Lucio, nombre de luciérnaga y hombre hecho a la altura del tamaño de la
esperanza, tuvo que levantarse en armas e irse a la sierra de Guerrero
para destemplar el oído obtuso del gobierno siendo asesinado el 2 de
diciembre de 1974. Hoy cuando la posibilidad de las guerrillas se halla
agotada su figura no deja de inspirar y de regresar clamando justicia y
memoria para esas zonas olvidadas de México.
Como si volviese
de la misma fuente de la infancia, Lucio es la expresión alegórica de un
irrenunciable clamor de justicia. Y mientras haya memoria, sus cenizas,
al igual que la de los 43 normalistas incendiarán los estados injustos
que oprimen y se coluden con criminales.

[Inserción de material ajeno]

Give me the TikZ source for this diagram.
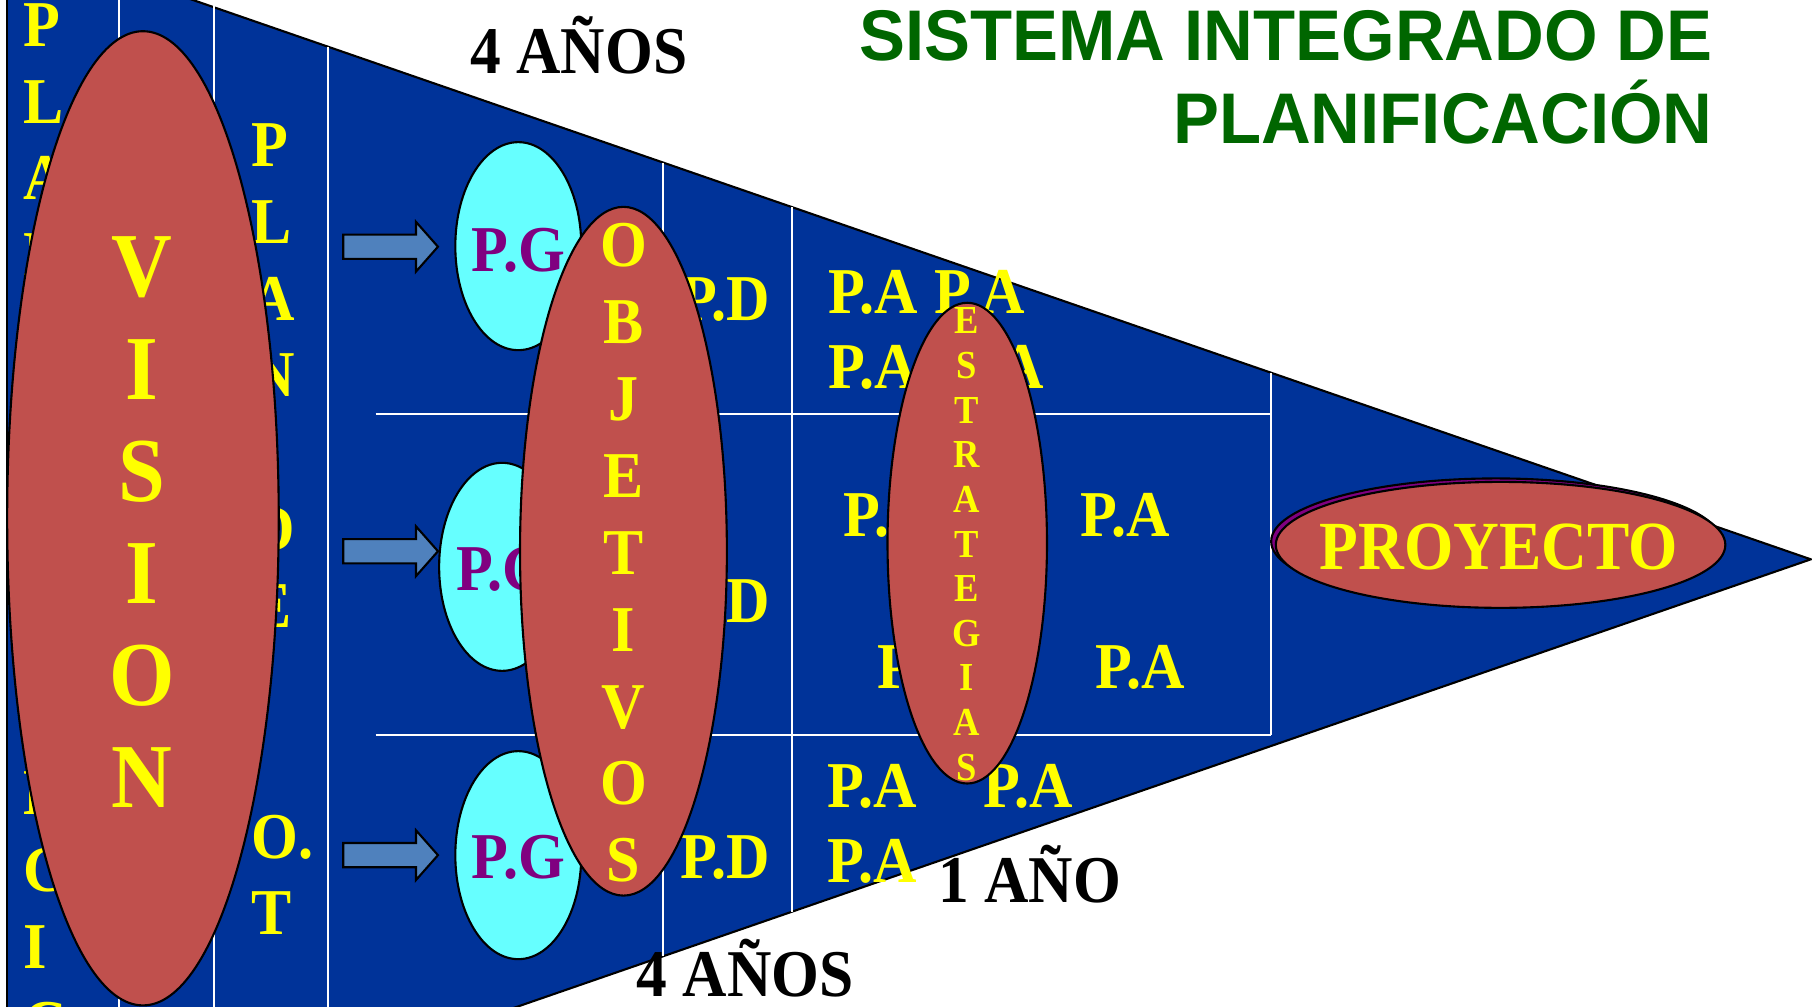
\documentclass[tikz,border=0pt]{standalone}
\usepackage{fontspec}
\setmainfont{Liberation Serif}[FakeStretch=0.92]
\newfontfamily\titlefont{Liberation Sans}[FakeStretch=0.96]
\usetikzlibrary{shapes.geometric}
\definecolor{bluebg}{RGB}{0,51,153}
\definecolor{redfill}{RGB}{192,80,77}
\definecolor{cyanfill}{RGB}{102,255,255}
\definecolor{arrowfill}{RGB}{79,129,189}
\definecolor{purp}{RGB}{128,0,128}
\definecolor{titlegreen}{RGB}{0,102,0}
\definecolor{yel}{RGB}{255,255,0}
\newdimen\pxu
\pxu=0.011556cm
\begin{document}
\begin{tikzpicture}[x=\pxu,y=-\pxu,
  every node/.style={inner sep=0pt,outer sep=0pt},
  wline/.style={white,line width=0.6pt},
  edge/.style={black,line width=0.6pt},
  ell/.style={ellipse,draw=black,line width=0.6pt},
  redell/.style={ell,fill=redfill},
  cyanell/.style={ell,fill=cyanfill},
  blockarrow/.style={draw=black,line width=0.6pt,fill=arrowfill},
  bigtxt/.style={font=\bfseries\fontsize{18.6pt}{20pt}\selectfont},
  yeltxt/.style={bigtxt,text=yel},
  pgtxt/.style={bigtxt,text=purp},
  vistxt/.style={font=\bfseries\fontsize{26pt}{28pt}\selectfont,text=yel},
  smalltxt/.style={font=\bfseries\fontsize{11.3pt}{12pt}\selectfont,text=yel},
  proytxt/.style={font=\bfseries\fontsize{19.6pt}{21pt}\selectfont,text=yel},
  blktxt/.style={font=\bfseries\fontsize{19pt}{21pt}\selectfont,text=black},
  titletxt/.style={font=\titlefont\bfseries\fontsize{20.4pt}{22pt}\selectfont,text=titlegreen}
]
\useasboundingbox (0,0) rectangle (1568,871);
\clip (0,0) rectangle (1568,871);

% pennant
\fill[bluebg] (6,-5) -- (152.5,-5) -- (1567,484) -- (448,871) -- (448,880) -- (6,880) -- cycle;
\draw[edge] (6,880) -- (6,-5);
\draw[edge] (152.5,-5) -- (1567,484) -- (422,880);

% white grid lines
\draw[wline] (103,0) -- (103,871);
\draw[wline] (185.5,0) -- (185.5,871);
\draw[wline] (284,40.5) -- (284,871);
\draw[wline] (574,141) -- (574,827.4);
\draw[wline] (685,179.2) -- (685,789);
\draw[wline] (1100,322.6) -- (1100,636);
\draw[wline] (325,358) -- (1100,358);
\draw[wline] (325,636) -- (1100,636);

% column 1 letters
\foreach \l [count=\i from 0] in {P,L,A,N,E,S,T,R,A,T,E,G,I,C,O}
  \node[yeltxt,anchor=base west] (pe\i) at (20,{40+66.5*\i}) {\l};
% column 2 letters
\foreach \k/\l in {0/P,1/L,2/A,3/N,5/D,6/E,9/O.,10/T}
  \node[yeltxt,anchor=base west] (pd\k) at (218,{144+66.5*\k}) {\l};

% VISION
\node[redell,minimum width={235*\pxu},minimum height={843*\pxu}] (vision) at (123.7,448.5) {};
\foreach \l [count=\i from 0] in {V,I,S,I,O,N}
  \node[vistxt,anchor=base] (vis\i) at (123,{257+88.4*\i}) {\l};

% block arrows
\foreach \y in {213.5,477,740}
  \draw[blockarrow] (297,{\y-10.5}) -- (360,{\y-10.5}) -- (360,{\y-21.5}) -- (379,\y)
    -- (360,{\y+21.5}) -- (360,{\y+10.5}) -- (297,{\y+10.5}) -- cycle;

% P.G ellipses
\node[cyanell,minimum width={109*\pxu},minimum height={180*\pxu}] (pg1) at (448.5,213) {};
\node[cyanell,minimum width={109*\pxu},minimum height={180*\pxu}] (pg2) at (434.5,490.5) {};
\node[cyanell,minimum width={109*\pxu},minimum height={180*\pxu}] (pg3) at (448.5,740) {};
\node[pgtxt,anchor=base] (pgt1) at (448.5,235) {P.G};
\node[pgtxt,anchor=base] (pgt2) at (435,511) {P.G};
\node[pgtxt,anchor=base] (pgt3) at (448.5,760) {P.G};

% P.D
\node[yeltxt,anchor=base west] (pdt1) at (589,277) {P.D};
\node[yeltxt,anchor=base west] (pdt2) at (589,539) {P.D};
\node[yeltxt,anchor=base west] (pdt3) at (589,760) {P.D};

% P.A
\node[yeltxt,anchor=base west] (pa1) at (717,271) {P.A};
\node[yeltxt,anchor=base west] (pa2) at (809,271) {P.A};
\node[yeltxt,anchor=base west] (pa3) at (717,336) {P.A};
\node[yeltxt,anchor=base west] (pa4) at (826,336) {P.A};
\node[yeltxt,anchor=base west] (pa5) at (730,464) {P.A};
\node[yeltxt,anchor=base west] (pa6) at (935,464) {P.A};
\node[yeltxt,anchor=base west] (pa7) at (759,596) {P.A};
\node[yeltxt,anchor=base west] (pa8) at (948,596) {P.A};
\node[yeltxt,anchor=base west] (pa9) at (716,699) {P.A};
\node[yeltxt,anchor=base west] (pa10) at (851,699) {P.A};
\node[yeltxt,anchor=base west] (pa11) at (716,764) {P.A};

% OBJETIVOS
\node[redell,minimum width={179*\pxu},minimum height={596*\pxu}] (obj) at (539.5,477) {};
\foreach \l [count=\i from 0] in {O,B,J,E,T,I,V,O,S}
  \node[yeltxt,anchor=base] (ob\i) at (539.5,{231+66.5*\i}) {\l};

% ESTRATEGIAS
\node[redell,minimum width={138*\pxu},minimum height={416*\pxu}] (estr) at (837,470) {};
\foreach \l [count=\i from 0] in {E,S,T,R,A,T,E,G,I,A,S}
  \node[smalltxt,anchor=base] (es\i) at (836.5,{289+38.6*\i}) {\l};

% PROYECTO
\node[ell,fill=purp,minimum width={389*\pxu},minimum height={109*\pxu}] (proyback) at (1294.5,468.5) {};
\node[redell,minimum width={389*\pxu},minimum height={109*\pxu}] (proy) at (1298.5,471.5) {};
\node[proytxt,anchor=base] (proyt) at (1297,493) {PROYECTO};

% titles and durations
\node[titletxt,anchor=base east] (title1) at (1482,52.5) {SISTEMA INTEGRADO DE};
\node[titletxt,anchor=base east] (title2) at (1482,124) {PLANIFICACIÓN};
\node[blktxt,anchor=base west] (anos1) at (407,63.5) {4 AÑOS};
\node[blktxt,anchor=base west] (anos2) at (551,862.5) {4 AÑOS};
\node[blktxt,anchor=base west] (ano1) at (812,781) {1 AÑO};
\end{tikzpicture}
\end{document}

Desde ese rostro-fantasma que
es el de Lucio Cabañas se escucha la voz de una infancia al servicio de
las rebeldías, al servicio de la insubordinación de las injusticias en
las que se posa y bate alas la luciérnaga enlutada que trabaja en
nosotros contra el olvido. En las miles de luciérnagas que tras la luz
de una vela encendida por esos, los 43 hijos de México, la sociedad
civil no solo conmemora, sino que también se oponen a las
privatizaciones de una sociedad neoliberal cansada de las mezquindades
de un Estado ineficiente y cómplice del terror y la muerte. En medio de
una guerra sin regulación ni fin, en medio de la falta de un Estado que
vele por la seguridad y la equidad en un México tantas veces herido, el
rostro de los normalistas es también el rostro de Lucio y viceversa.
Rostros de fantasmas para recordar, contener y detener la necropolítica
que emana de manera confesa o inconfesamente del Estado.
Como
muchos estados en América Latina, la reconversión del Estado social y
soberano en Estado necropolítico y solidario del “narcomundo”
globalizado es responsable y doblemente responsable de lo que ocurre en
el territorio de México. Las tecnologías de la desaparición, los
complejos carcelarios globalizados y las políticas basadas en el
capitalismo por desposesión no solo están visibilizados por la tragedia
de México. Dan cuenta de que el neoliberalismo como programa de dominio
global desea el privilegio de las políticas a través de soberanías
débiles o descompuestas. Esta descomposición permite la hiperexplotación
de los sectores rurales más pobres de México y el intercambio
mercantil, transnacional y a escala planetaria, sin importar quienes son
esos infantes privados de la experiencia de la infancia y de un por
venir que no sea el de encontrar la muerte como signo de un Estado que
no solo no protege a sus ciudadanos sino que, además, los entrega a la
industria mortuoria de la producción mediática y espectacular del
cadáver.
En México, el lugar del cadáver, topología
necropolítica de la postsoberanía, es el arma desplegada contra la
infancia femenina y masculina y, quizá, más femenina que masculina
porque el poder es masculino y falocéntrico. La infancia no es
simplemente el lugar de la niñez es la ocurrencia de un acontecimiento
que corrobora que la experiencia de la vida es lo opuesto a la
fabricación de cadáveres. Si la postsoberanía necropolítica es
fabricación de cadáveres, la apelación y defensa de la aparición y
reaparición de la infancia —como experiencia irreductible de la vida— es
su contención, su más profunda y honda trinchera.
No hay
memoria sin infancia. La memoria es la producción de la infancia y
viceversa, es decir, la memoria produce el fantasma juguetón que se
sobrepone al duelo narcisista y transforma el dolor en acontecimiento
colectivo. El fantasma es el movimiento de aparición y reaparición, cuyo
clamor es tan potente como las imágenes que tiene un ciego para, en
medio de la noche, imaginar y ver las estrellas. Hay que volver a
imaginar y actualizar los fantasmas que contra el terror y el miedo
aparecen y reaparecen para indicar, quizá, que el camino está del lado
de las cenizas del Ave de Ayotzinapa. Larga vida a Lucio, larga vida a
esos 43 niños normalistas que reaparecerán una y otra vez cuando la
memoria active la urgencia de la lucha contra la muerte.